#Crypropredictor $BTC Crypto’s “Clarity” Debate Is Heating Up Again
Discussions around the Digital Asset Market Clarity Act are starting to move again, and for many in the crypto industry this bill remains one of the most important regulatory developments to watch.
For months, progress in the United States Senate had been slow. Several key senators were hesitant, particularly around one controversial topic: whether stablecoins should be allowed to provide yield or rewards.
Now it appears negotiations may finally be approaching a decisive stage.
According to people familiar with the talks, senators who previously delayed discussions are reviewing what could be a near-final proposal from representatives of the banking industry. The proposal outlines what traditional financial institutions would consider acceptable within the legislation.
Tension Between Crypto and Banks
The negotiations haven’t been smooth.
Over the past few weeks, relations between crypto industry participants and banking representatives became increasingly strained.

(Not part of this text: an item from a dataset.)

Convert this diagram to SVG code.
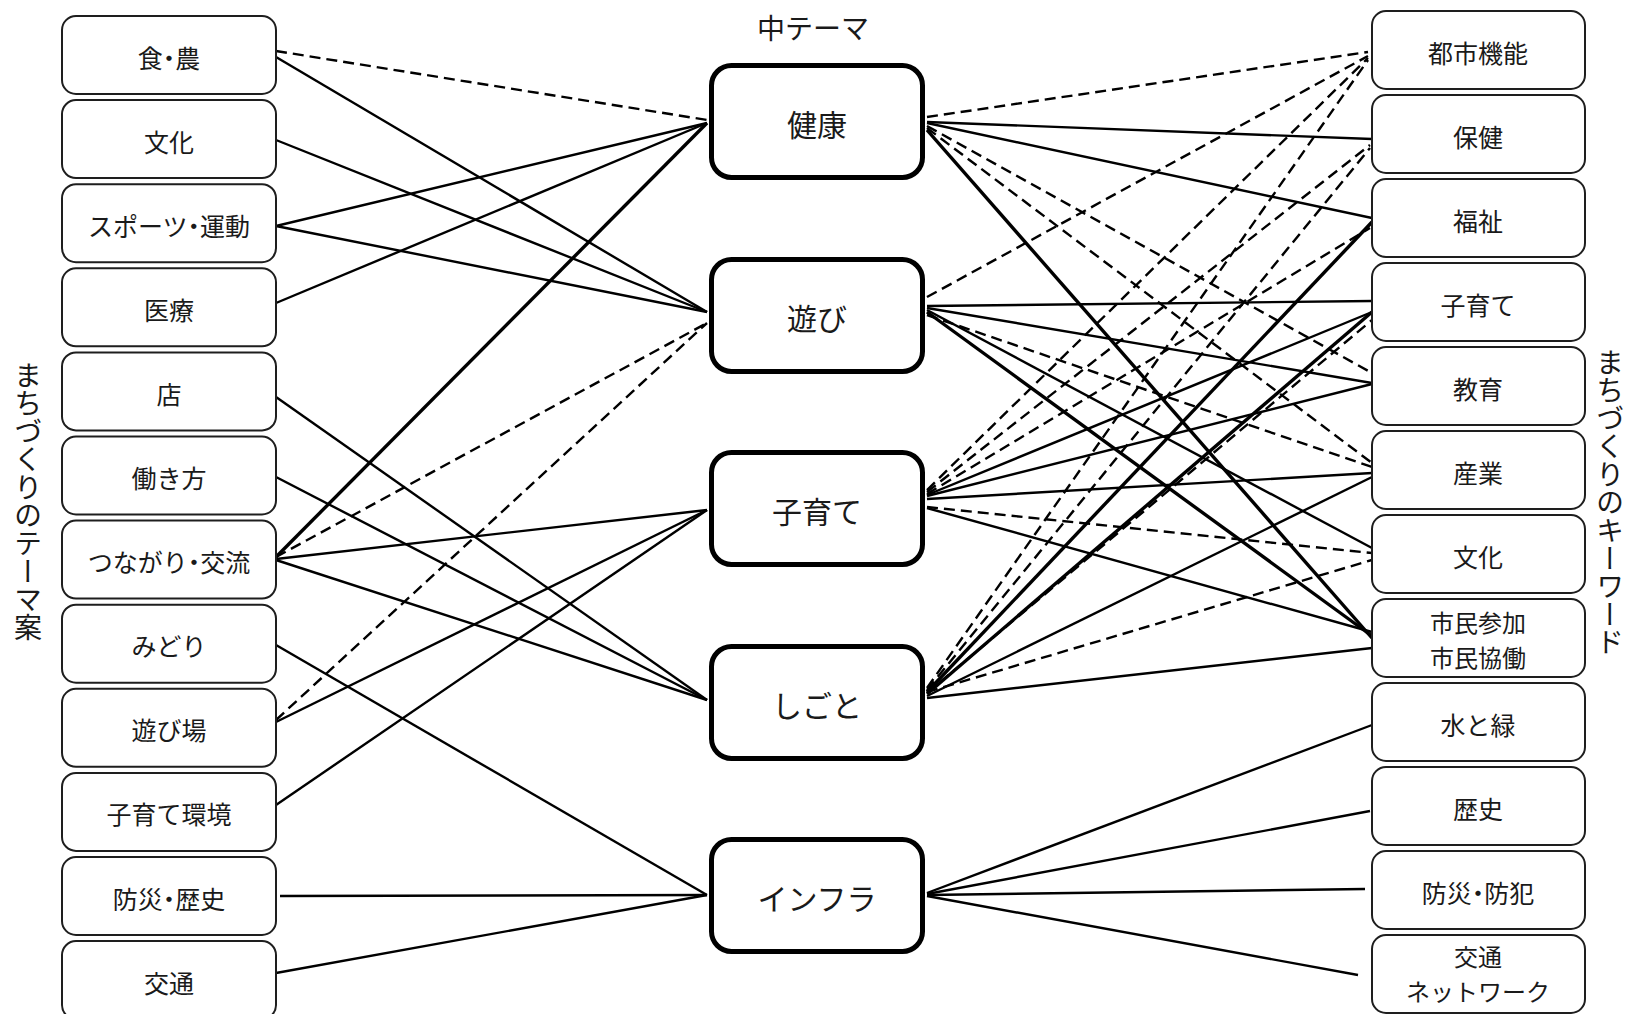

Both sides were tasked with finding a compromise, but the issue of stablecoin rewards has proven particularly difficult.
Banks generally worry that yield-bearing
stablecoins could compete directly with traditional deposits, potentially shifting large amounts of capital away from the banking system.
Crypto advocates, on the other hand, argue that limiting stablecoin functionality could slow innovation in the digital asset sector.
The Stablecoin Factor
The debate is also connected to another major piece of legislation: the Guiding and Establishing National Innovation for U.S. Stablecoins Act, often referred to as the GENIUS Act.
Supporters of that bill view it as a foundational framework for stablecoin regulation in the United States.
However, some crypto supporters are concerned that new language proposed within the Clarity Act discussions could weaken or reshape parts of the stablecoin framework already approved.